On mobile devices, it is different. But I would not suggest a “print”
button on web pages for them either.

Digression: It’s a bit different with “To the top” issue. I have partly
changed my mind on this and even implemented a “Top of page” button on
some pages of mine, after realizing that none of the browsers I have
used on my phones has a simple way to get to the start.

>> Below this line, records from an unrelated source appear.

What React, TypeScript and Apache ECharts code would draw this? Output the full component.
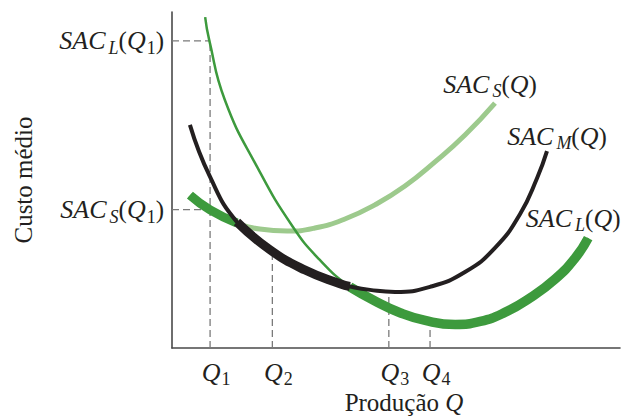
import React, { useEffect, useRef } from "react";
import * as echarts from "echarts";

// Output levels marked on the horizontal axis
const qLabels = ["1", "2", "3", "4"];
const qValues = [8.5, 22.4, 48.4, 57.6];
// Height each vertical guide reaches (cost of the relevant curve at that output)
const qGuideTops = [91.4, 28.7, 16.8, 8.0];

// Cost levels marked on the vertical axis
const costLevels = [91.4, 41.2];
const costLabelKeys = ["L", "S"];

// Short-run average cost, small plant
const sacSX = [4.0, 8.5, 14.5, 19.6, 25.7, 31.9, 38.6, 45.3, 52.0, 58.7, 65.4, 72.1];
const sacSY = [45.5, 41.1, 37.2, 35.4, 34.8, 35.7, 38.4, 42.6, 48.2, 55.4, 63.4, 72.9];

// Short-run average cost, medium plant
const sacMX = [4.0, 8.5, 14.5, 21.9, 29.7, 37.5, 39.7, 44.2, 49.8, 57.6, 65.4, 72.1, 77.7, 81.5, 83.7];
const sacMY = [66.4, 50.9, 37.5, 29.2, 23.2, 19.1, 18.3, 17.3, 16.7, 18.2, 22.6, 29.8, 39.9, 50.6, 58.6];

// Short-run average cost, large plant
const sacLX = [7.4, 8.3, 11.8, 19.0, 27.0, 33.0, 39.7, 45.3, 50.9, 56.5, 63.2, 68.8, 74.3, 79.9, 85.5, 90.0, 92.9];
const sacLY = [98.5, 91.7, 73.8, 53.9, 36.0, 26.2, 18.2, 14.0, 10.5, 8.2, 7.0, 7.9, 10.6, 14.9, 20.5, 26.8, 32.7];

// Index ranges of each curve that form the long-run envelope (drawn heavy)
const envS = [0, 2];
const envM = [2, 6];
const envL = [6, sacLX.length - 1];

const INK = "#231f20";
const GREEN = "#3d9a3d";
const LIGHT_GREEN = "#9dca8d";
const GUIDE = "#7a7a7a";
const SERIF = "'Liberation Serif', 'DejaVu Serif', serif";

const zip = (xs: number[], ys: number[]) => xs.map((x, i) => [x, ys[i]]);
const part = (pts: number[][], r: number[]) => pts.slice(r[0], r[1] + 1);

const rich = {
  i: { fontFamily: SERIF, fontStyle: "italic", fontSize: 26, lineHeight: 32, color: INK },
  r: { fontFamily: SERIF, fontSize: 25, lineHeight: 32, color: INK },
  si: { fontFamily: SERIF, fontStyle: "italic", fontSize: 18, lineHeight: 18, padding: [14, 0, 0, 3], color: INK },
  sn: { fontFamily: SERIF, fontSize: 18, lineHeight: 18, padding: [14, 0, 0, 1], color: INK },
};

const nameRich = {
  i: { fontFamily: SERIF, fontStyle: "italic", fontSize: 25, lineHeight: 26, color: INK },
  r: { fontFamily: SERIF, fontSize: 25, lineHeight: 26, color: INK },
};

const sacText = (sub: string, arg: string) =>
  `{i|SAC}{si|${sub}}{r|(}{i|Q}${arg ? `{sn|${arg}}` : ""}{r|)}`;

export default function App() {
  const ref = useRef<HTMLDivElement>(null);

  useEffect(() => {
    if (!ref.current) return;
    const chart = echarts.init(ref.current, undefined, { renderer: "svg" });

    const ptsS = zip(sacSX, sacSY);
    const ptsM = zip(sacMX, sacMY);
    const ptsL = zip(sacLX, sacLY);

    const guide = (data: number[][]) => ({
      type: "line",
      data,
      symbol: "none",
      silent: true,
      z: 1,
      lineStyle: { color: GUIDE, width: 1.3, type: [7, 4] },
    });

    const curve = (data: number[][], color: string, width: number, z: number, extra: any = {}) => ({
      type: "line",
      data,
      symbol: "none",
      smooth: 0.5,
      silent: true,
      z,
      lineStyle: { color, width, cap: "butt" },
      ...extra,
    });

    const endName = (pts: number[][], text: string, offset: number[]) => ({
      markPoint: {
        silent: true,
        symbol: "circle",
        symbolSize: 1,
        itemStyle: { color: "rgba(0,0,0,0)" },
        data: [
          {
            coord: pts[pts.length - 1],
            label: { show: true, position: "inside", offset, formatter: text, rich },
          },
        ],
      },
    });

    const series: any[] = [
      ...qValues.map((q, i) => guide([[q, 0], [q, qGuideTops[i]]])),
      ...costLevels.map((c) => guide([[0, c], [qValues[0], c]])),
      curve(ptsS, LIGHT_GREEN, 5, 2, endName(ptsS, sacText("S", ""), [-5, -19])),
      curve(part(ptsS, envS), GREEN, 9, 3),
      curve(ptsL, GREEN, 2.5, 4),
      curve(part(ptsL, envL), GREEN, 9.5, 5, endName(ptsL, sacText("L", ""), [-15, -20])),
      curve(ptsM, INK, 4, 6, endName(ptsM, sacText("M", ""), [10, -15])),
      curve(part(ptsM, envM), INK, 9, 7),
    ];

    chart.setOption({
      animation: false,
      grid: { left: 172, right: 2, top: 12, bottom: 68, outerBoundsMode: "none" },
      xAxis: {
        type: "value",
        min: 0,
        max: 100,
        axisLine: { show: true, lineStyle: { color: "#4a4a4a", width: 1.6 } },
        axisTick: { show: false },
        splitLine: { show: false },
        axisLabel: {
          customValues: qValues,
          margin: 8,
          padding: [0, 0, 0, 12],
          formatter: (v: number) => {
            const i = qValues.findIndex((q) => Math.abs(q - v) < 1e-6);
            return i < 0 ? "" : `{i|Q}{sn|${qLabels[i]}}`;
          },
          rich,
        },
        name: "{r|Produção }{i|Q}",
        nameLocation: "middle",
        nameMoveOverlap: false,
        nameGap: 41,
        nameTextStyle: { rich: nameRich, padding: [0, 0, 0, 16] },
      },
      yAxis: {
        type: "value",
        min: 0,
        max: 100,
        axisLine: { show: true, lineStyle: { color: "#4a4a4a", width: 1.6 } },
        axisTick: { show: false },
        splitLine: { show: false },
        axisLabel: {
          customValues: costLevels,
          margin: 8,
          formatter: (v: number) => {
            const i = costLevels.findIndex((c) => Math.abs(c - v) < 1e-6);
            return i < 0 ? "" : sacText(costLabelKeys[i], "1");
          },
          rich,
        },
        name: "Custo médio",
        nameLocation: "middle",
        nameMoveOverlap: false,
        nameRotate: 90,
        nameGap: 136,
        nameTextStyle: { fontFamily: SERIF, fontSize: 25, color: INK },
      },
      series,
    });

    return () => chart.dispose();
  }, []);

  return (
    <div
      ref={ref}
      style={{ position: "absolute", left: 0, top: 0, width: 622, height: 416 }}
    />
  );
}
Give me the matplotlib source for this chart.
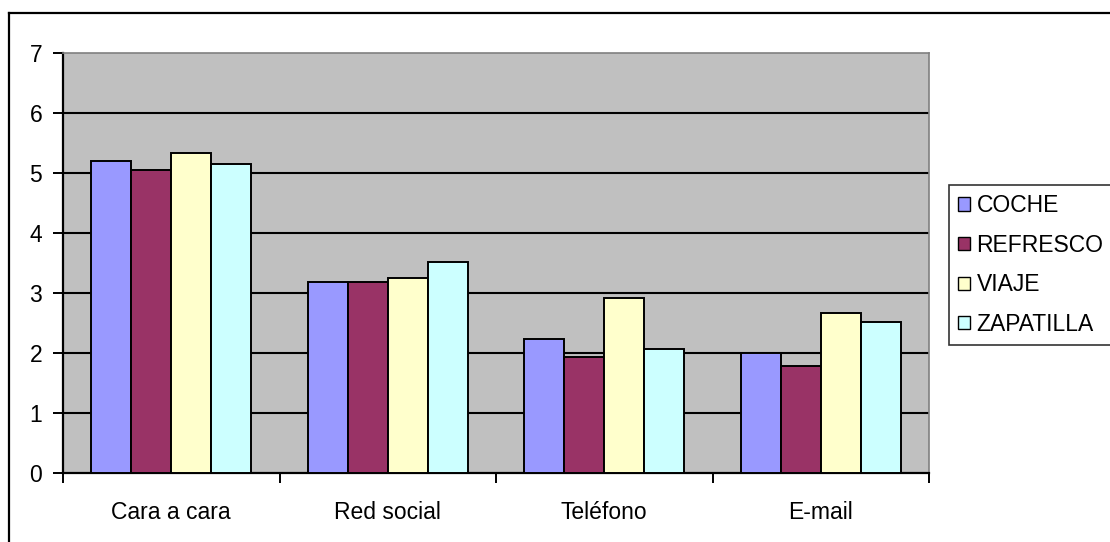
import matplotlib
matplotlib.use("Agg")
import matplotlib.pyplot as plt
from matplotlib.lines import Line2D
from matplotlib.patches import Patch
import numpy as np

plt.rcParams['font.family'] = ['Liberation Sans', 'DejaVu Sans']

categories = ["Cara a cara", "Red social", "Teléfono", "E-mail"]
series_names = ["COCHE", "REFRESCO", "VIAJE", "ZAPATILLA"]
coche = [5.20, 3.19, 2.24, 2.00]
refresco = [5.05, 3.19, 1.93, 1.78]
viaje = [5.33, 3.25, 2.91, 2.67]
zapatilla = [5.15, 3.52, 2.06, 2.52]
y_ticks = [0, 1, 2, 3, 4, 5, 6, 7]

series = [coche, refresco, viaje, zapatilla]
colors = ["#9999FF", "#993366", "#FFFFCC", "#CCFFFF"]

W, H = 1110, 542
fig = plt.figure(figsize=(W / 100, H / 100), dpi=100)
fig.patch.set_facecolor("white")

ax = fig.add_axes([63 / W, 69 / H, 866 / W, 420 / H])
ax.set_facecolor("#C0C0C0")

x = np.arange(len(categories))
bw = 0.185
for i, (vals, col) in enumerate(zip(series, colors)):
    ax.bar(x + (i - 1.5) * bw, vals, width=bw, color=col,
           edgecolor="black", linewidth=1.4, zorder=3)

fs = 16.5
ax.set_xlim(-0.5, len(categories) - 0.5)
ax.set_ylim(0, 7)
ax.set_yticks(y_ticks)
ax.set_yticklabels([str(v) for v in y_ticks], fontsize=fs)
for v in y_ticks[1:-1]:
    ax.axhline(v, color="black", linewidth=1.5, zorder=1)

# category boundaries carry the ticks, labels sit at the centres
ax.set_xticks(np.arange(len(categories) + 1) - 0.5)
ax.set_xticklabels([])
ax.set_xticks(x, minor=True)
ax.set_xticklabels(categories, minor=True, fontsize=fs)
ax.tick_params(axis="x", which="minor", length=0, pad=20)
ax.tick_params(axis="x", which="major", direction="out", length=7, width=1.4)
ax.tick_params(axis="y", direction="out", length=7, width=1.4, pad=8)

for side in ("top", "right"):
    ax.spines[side].set_color("#808080")
    ax.spines[side].set_linewidth(1.2)
for side in ("left", "bottom"):
    ax.spines[side].set_color("black")
    ax.spines[side].set_linewidth(1.6)

handles = [Patch(facecolor=c, edgecolor="black", linewidth=1.0) for c in colors]
leg = fig.legend(handles, series_names, loc="upper left",
                 bbox_to_anchor=(949 / W, 1 - 185 / H),
                 bbox_transform=fig.transFigure,
                 fontsize=fs, handlelength=0.5, handleheight=0.5,
                 handletextpad=0.3, labelspacing=0.72, borderpad=0.4,
                 borderaxespad=0, frameon=True, fancybox=False)
leg.get_frame().set_edgecolor("black")
leg.get_frame().set_linewidth(1.2)

# outer chart frame
fig.add_artist(Line2D([9 / W, 9 / W], [0, 1 - 13 / H], transform=fig.transFigure,
                      color="black", linewidth=1.6))
fig.add_artist(Line2D([9 / W, 1], [1 - 13 / H, 1 - 13 / H], transform=fig.transFigure,
                      color="black", linewidth=1.6))

fig.savefig("out.png", dpi=100)
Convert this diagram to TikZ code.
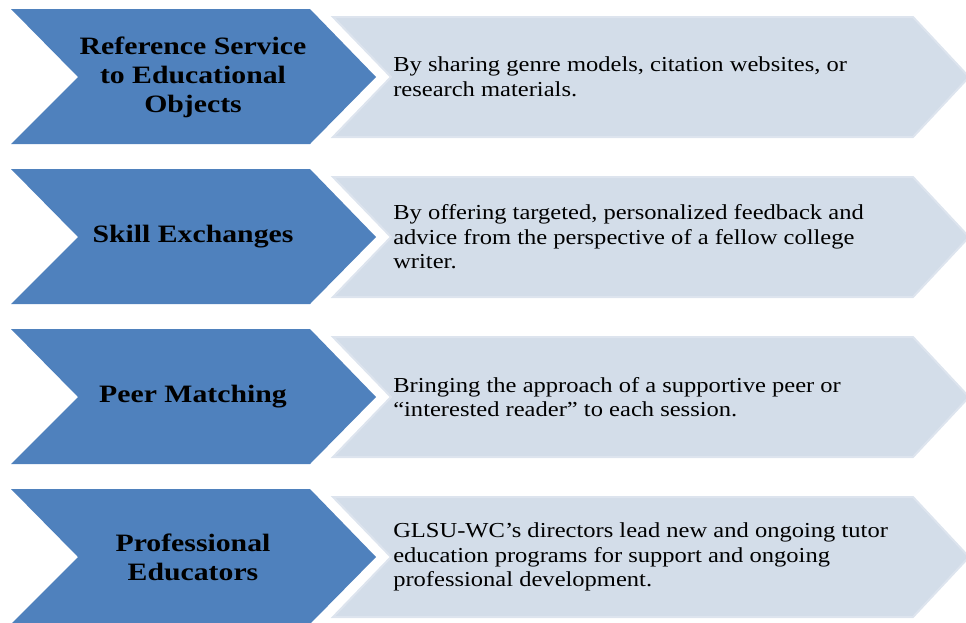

> But there is no similar command to switch between languages. And which
> standard defines, what languages a website supports, so that a browser
> could offer the selection to the user?

Once upon a time, there was a version of HTML that had
<link rel=alternate hreflang=... href=...>
for this. And it seems that it’s actually still in the current “living
standard”:
https://html.spec.whatwg.org/multipage/links.html#rel-alternate
It says somewhat oddly:
“If the alternate keyword is used with the hreflang attribute, and that
attribute's value differs from the document element's language, it
indicates that the referenced document is a translation.”
(Of course, the element could just as well refer to the original from a
translation, or the different versions might be simply the same content
in different languages without any of them being, in principle, a
translation.)

So a browser could well construct a “Change language” menu. I’m afraid
they don’t, probably because sites are known to provide their own
language changing tools.

> The real relevant browser are Chrome or Safari - and both do *not*
> provide a simple menu command to disable stylesheets.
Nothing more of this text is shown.